World IPv6 day earlier this year was a test of just this. Results were mixed, but ended up better than feared. The fear was mass brokenness as IPv6-enabled clients in v6 islands couldn't get access to v6 sites, but that ended up not happening nearly as often as had been theorized.

A big take-away is that modern browsers handle the v4/v6 jiggery-pokery in a way that doesn't tick off users nearly as much as it did even two years ago.

Practically, one of the bigger hits for going v6 is that some v6 clients that have v6 tunnels rather than v6 native connections to the internet may end up having their traffic take a longer/slower path to your site than they would on native v4. It'll still work, it'll just load slower.


The results of World IPv6 Day have shown that this is not a major issue.
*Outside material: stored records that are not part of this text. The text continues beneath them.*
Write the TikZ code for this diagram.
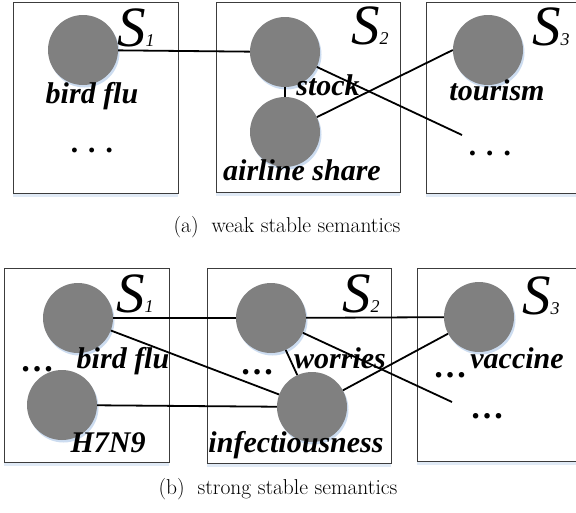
\documentclass[tikz,border=0pt]{standalone}
\usepackage{fontspec}
\newfontfamily\tnr{Liberation Serif}
\usetikzlibrary{shadows}

\definecolor{topicgray}{RGB}{128,128,128}
\definecolor{shadowblue}{RGB}{204,220,240}
\definecolor{boxgray}{RGB}{60,60,60}

\begin{document}
\begin{tikzpicture}[
    x=1pt, y=-1pt,
    window/.style={
        draw=boxgray,
        line width=0.8pt,
        fill=white,
        drop shadow={shadow xshift=0pt, shadow yshift=-4pt, fill=shadowblue, opacity=0.6}
    },
    topic/.style={
        circle,
        fill=topicgray,
        minimum size=70pt,
        inner sep=0pt,
        drop shadow={shadow xshift=1.5pt, shadow yshift=-2.5pt, fill=shadowblue, opacity=1}
    },
    term/.style={
        anchor=base,
        inner sep=0pt,
        font=\tnr\bfseries\itshape\fontsize{30}{30}\selectfont
    },
    etc/.style={
        anchor=base,
        inner sep=0pt,
        font=\tnr\bfseries\fontsize{34}{34}\selectfont
    },
    setname/.style={
        anchor=base west,
        inner sep=0pt,
        text height=38pt,
        font=\tnr\itshape
    },
    link/.style={line width=1.8pt}
]
    \useasboundingbox (0,0) rectangle (576,512);

    % (a) windows
    \draw[window] (13,2) rectangle (178,193);
    \draw[window] (216,2) rectangle (400,192);
    \draw[window] (426,2) rectangle (590,193);

    % (a) topics
    \node[topic] (fluA) at (83,50) {};
    \node[topic] (stockA) at (285,52) {};
    \node[topic] (airA) at (285,132) {};
    \node[topic] (tourA) at (488,50) {};
    \coordinate (endA) at (462,135);

    % (a) links
    \draw[link] (fluA) -- (stockA);
    \draw[link] (stockA) -- (airA);
    \draw[link] (stockA) -- (endA);
    \draw[link] (airA.25) -- (tourA.west);

    % (a) labels
    \node[setname] (s1A) at (117,46) {\fontsize{57}{57}\selectfont S\fontsize{18}{18}\selectfont 1};
    \node[setname] (s2A) at (351,44) {\fontsize{57}{57}\selectfont S\fontsize{18}{18}\selectfont 2};
    \node[setname] (s3A) at (532,45) {\fontsize{57}{57}\selectfont S\fontsize{18}{18}\selectfont 3};
    \node[term] (tfluA) at (92,103) {bird flu};
    \node[term] (tstockA) at (328,95) {stock};
    \node[term] (tairA) at (302,180) {airline share};
    \node[term] (ttourA) at (497,100) {tourism};
    \node[term] (dotsA1) at (93,152) {.\hspace{10pt}.\hspace{10pt}.};
    \node[term] (dotsA3) at (491,155) {.\hspace{10pt}.\hspace{10pt}.};

    \node[anchor=base west, font=\fontsize{21.5}{21.5}\selectfont] (capA) at (170,232)
        {(a)\hspace{0.6em}weak stable semantics};

    % (b) windows
    \draw[window] (4,268) rectangle (169,462);
    \draw[window] (207,268) rectangle (391,463);
    \draw[window] (417,268) rectangle (590,461);

    % (b) topics
    \node[topic] (fluB) at (78,318) {};
    \node[topic] (h7B) at (62,405) {};
    \node[topic] (worB) at (271,318) {};
    \node[topic] (infB) at (312,407) {};
    \node[topic] (vacB) at (479,317) {};
    \coordinate (endB) at (452,402);

    % (b) links
    \draw[link] (fluB) -- (worB);
    \draw[link] (worB) -- (vacB);
    \draw[link] (fluB) -- (infB);
    \draw[link] (h7B) -- (infB);
    \draw[link] (worB) -- (infB);
    \draw[link] (worB) -- (endB);
    \draw[link] (infB) -- (vacB);

    % (b) labels
    \node[setname] (s1B) at (116,312) {\fontsize{57}{57}\selectfont S\fontsize{18}{18}\selectfont 1};
    \node[setname] (s2B) at (342,312) {\fontsize{57}{57}\selectfont S\fontsize{18}{18}\selectfont 2};
    \node[setname] (s3B) at (522,314) {\fontsize{57}{57}\selectfont S\fontsize{18}{18}\selectfont 3};
    \node[term] (tfluB) at (123,368) {bird flu};
    \node[term] (th7B) at (108,452) {H7N9};
    \node[term] (tworB) at (340,368) {worries};
    \node[term] (tinfB) at (296,452) {infectiousness};
    \node[term] (tvacB) at (517,368) {vaccine};
    \node[etc] (dotsB1) at (37,371) {…};
    \node[etc] (dotsB2) at (257,374) {…};
    \node[etc] (dotsB3) at (450,377) {…};
    \node[etc] (dotsB4) at (487,418) {…};

    \node[anchor=base west, font=\fontsize{21.5}{21.5}\selectfont] (capB) at (155,494)
        {(b)\hspace{0.6em}strong stable semantics};

\end{tikzpicture}
\end{document}
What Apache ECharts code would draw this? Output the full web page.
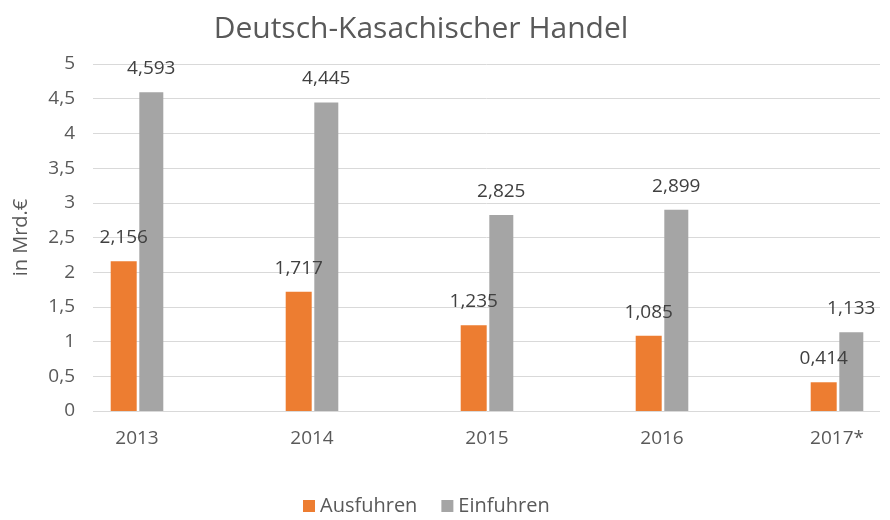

Someone with an IPv6 tunnel has consciously chosen for that tunnel, so if the tunnel is much slower than IPv4 then this is by choice of the user/sysadmin. The current browsers (Firefox, Chrome, Safari, and even IE in the near future) will use a system called Happy Eyeballs, or something like it. Very rough description of this: When opening an IPv6 connection there is a short timer set (I think Chrome uses 300ms). If that timer expires before the IPv6 connection is made then it will try to set up an IPv4 connection. The user will not notice any potential problems with IPv6.